Grouped intermediate data:
("hello", [1, 1, 1]) ("world", [1])
- Step 4: The Reduce Function The reduce function receives each group of intermediate key-value pairs. It processes the list of values (in this case, the word counts) for each key and aggregates them (by summing the counts).
Reduce Function Code:
reduce(String output_key, Iterator intermediate_values): // output_key: a word (e.g., "hello") // intermediate_values: list of counts (e.g., ["1", "1", "1"]) int result = 0; for each v in intermediate_values: result += ParseInt(v); // Summing the counts Emit(AsString(result)); // Emit the final count for the word
For "hello":
- intermediate_values = [1, 1, 1]
- The reduce function sums the values: 1 + 1 + 1 = 3
- The result is ("hello", 3)
For "world":
- intermediate_values = [1]
- The reduce function sums the values: 1
- The result is ("world", 1)
- Step 5: Final Output The final output is the result of the aggregation performed by the reduce function.

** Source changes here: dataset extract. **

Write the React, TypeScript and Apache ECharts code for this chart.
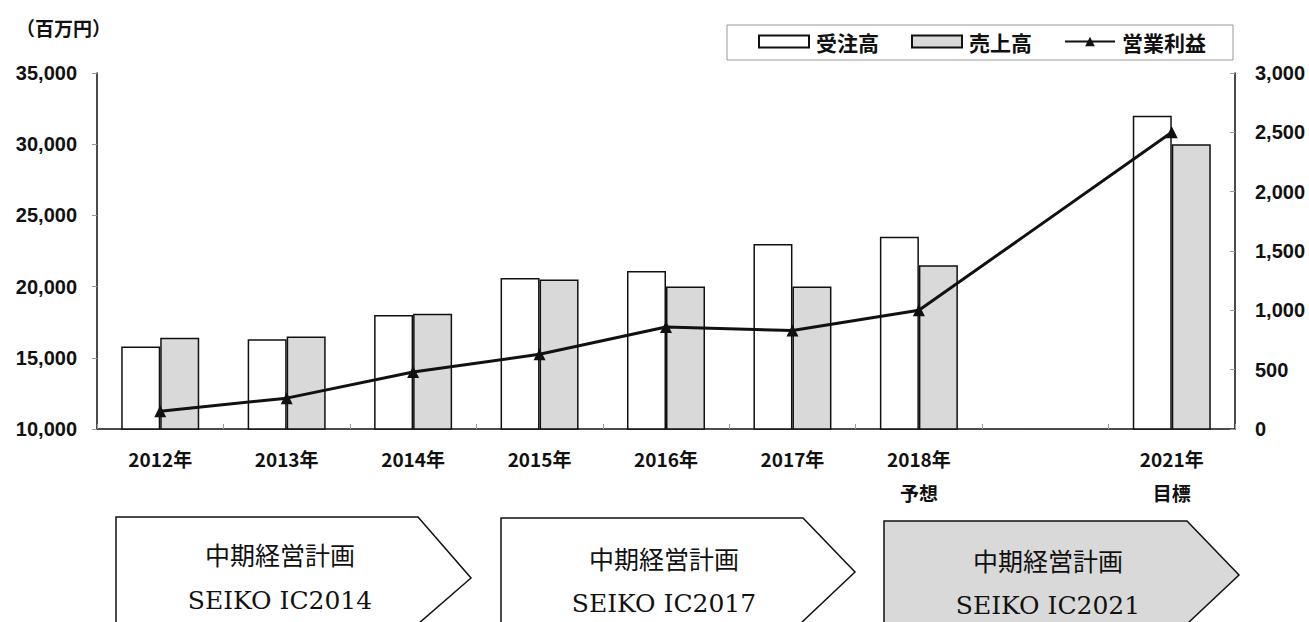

After processing all the intermediate results, the output is:
("hello", 3) ("world", 1)
This output indicates that the word "hello" appears 3 times across the documents and the word "world" appears once.
Advantages of MapReduce
- Parallelism: The map and reduce tasks can be run in parallel across multiple machines in a cluster, making MapReduce highly scalable.

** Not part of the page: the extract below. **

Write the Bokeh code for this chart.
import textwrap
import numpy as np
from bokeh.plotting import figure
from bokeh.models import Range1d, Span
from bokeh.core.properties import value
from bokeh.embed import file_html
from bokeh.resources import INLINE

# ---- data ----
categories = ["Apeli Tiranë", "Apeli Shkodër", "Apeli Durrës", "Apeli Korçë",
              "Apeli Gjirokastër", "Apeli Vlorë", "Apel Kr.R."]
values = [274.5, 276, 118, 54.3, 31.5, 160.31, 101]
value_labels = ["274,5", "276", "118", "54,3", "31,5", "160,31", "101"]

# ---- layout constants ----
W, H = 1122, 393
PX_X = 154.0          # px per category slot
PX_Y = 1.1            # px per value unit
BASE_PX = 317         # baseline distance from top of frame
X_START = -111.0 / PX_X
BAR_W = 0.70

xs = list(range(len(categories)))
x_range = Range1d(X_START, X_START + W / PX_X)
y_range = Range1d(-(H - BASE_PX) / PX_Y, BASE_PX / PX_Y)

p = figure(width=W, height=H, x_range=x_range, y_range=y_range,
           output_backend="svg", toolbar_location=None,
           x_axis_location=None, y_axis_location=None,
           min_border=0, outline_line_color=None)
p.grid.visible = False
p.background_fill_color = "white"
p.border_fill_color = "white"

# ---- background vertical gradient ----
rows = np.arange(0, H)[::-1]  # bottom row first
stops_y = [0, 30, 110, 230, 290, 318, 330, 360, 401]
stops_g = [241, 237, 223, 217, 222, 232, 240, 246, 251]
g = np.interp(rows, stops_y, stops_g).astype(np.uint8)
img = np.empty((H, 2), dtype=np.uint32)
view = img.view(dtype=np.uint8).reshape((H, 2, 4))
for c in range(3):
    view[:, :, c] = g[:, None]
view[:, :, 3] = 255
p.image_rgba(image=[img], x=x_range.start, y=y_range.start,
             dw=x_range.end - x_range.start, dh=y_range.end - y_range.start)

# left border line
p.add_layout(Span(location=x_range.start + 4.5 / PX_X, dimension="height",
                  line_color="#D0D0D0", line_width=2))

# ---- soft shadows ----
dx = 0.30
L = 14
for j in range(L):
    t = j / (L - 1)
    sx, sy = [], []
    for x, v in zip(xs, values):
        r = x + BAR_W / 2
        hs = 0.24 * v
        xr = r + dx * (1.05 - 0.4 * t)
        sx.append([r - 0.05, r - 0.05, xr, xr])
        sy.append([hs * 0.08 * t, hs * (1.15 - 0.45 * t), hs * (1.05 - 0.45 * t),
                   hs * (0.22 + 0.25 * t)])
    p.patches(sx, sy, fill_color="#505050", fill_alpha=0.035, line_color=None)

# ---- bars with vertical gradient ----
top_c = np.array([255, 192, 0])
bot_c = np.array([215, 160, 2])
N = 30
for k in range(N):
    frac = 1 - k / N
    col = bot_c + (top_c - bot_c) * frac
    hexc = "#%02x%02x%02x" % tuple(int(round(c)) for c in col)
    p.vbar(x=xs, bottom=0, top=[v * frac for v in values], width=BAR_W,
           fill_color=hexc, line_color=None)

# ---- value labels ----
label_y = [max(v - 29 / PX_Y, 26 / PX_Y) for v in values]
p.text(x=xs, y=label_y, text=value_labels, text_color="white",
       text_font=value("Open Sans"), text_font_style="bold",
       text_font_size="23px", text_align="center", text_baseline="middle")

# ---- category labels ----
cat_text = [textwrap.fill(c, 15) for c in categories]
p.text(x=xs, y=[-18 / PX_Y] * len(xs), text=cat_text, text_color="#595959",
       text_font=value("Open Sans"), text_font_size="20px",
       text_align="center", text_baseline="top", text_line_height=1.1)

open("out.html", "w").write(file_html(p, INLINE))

- Fault Tolerance: If a task fails, it can be retried on another machine without affecting the overall process.
- Simplicity: Developers only need to write the map and reduce functions, while the framework handles distribution, fault tolerance, and aggregation.
Use Cases
MapReduce is widely used in big data processing tasks, such as:
- Log processing (counting events, analyzing logs)
- Data analytics (aggregating large datasets)
- Machine learning (training models on large datasets)
- Search indexing (building inverted indices for search engines)
While it was first popularized by Google, frameworks like Apache Hadoop and Apache Spark now offer MapReduce-style programming models for distributed data processing across large clusters.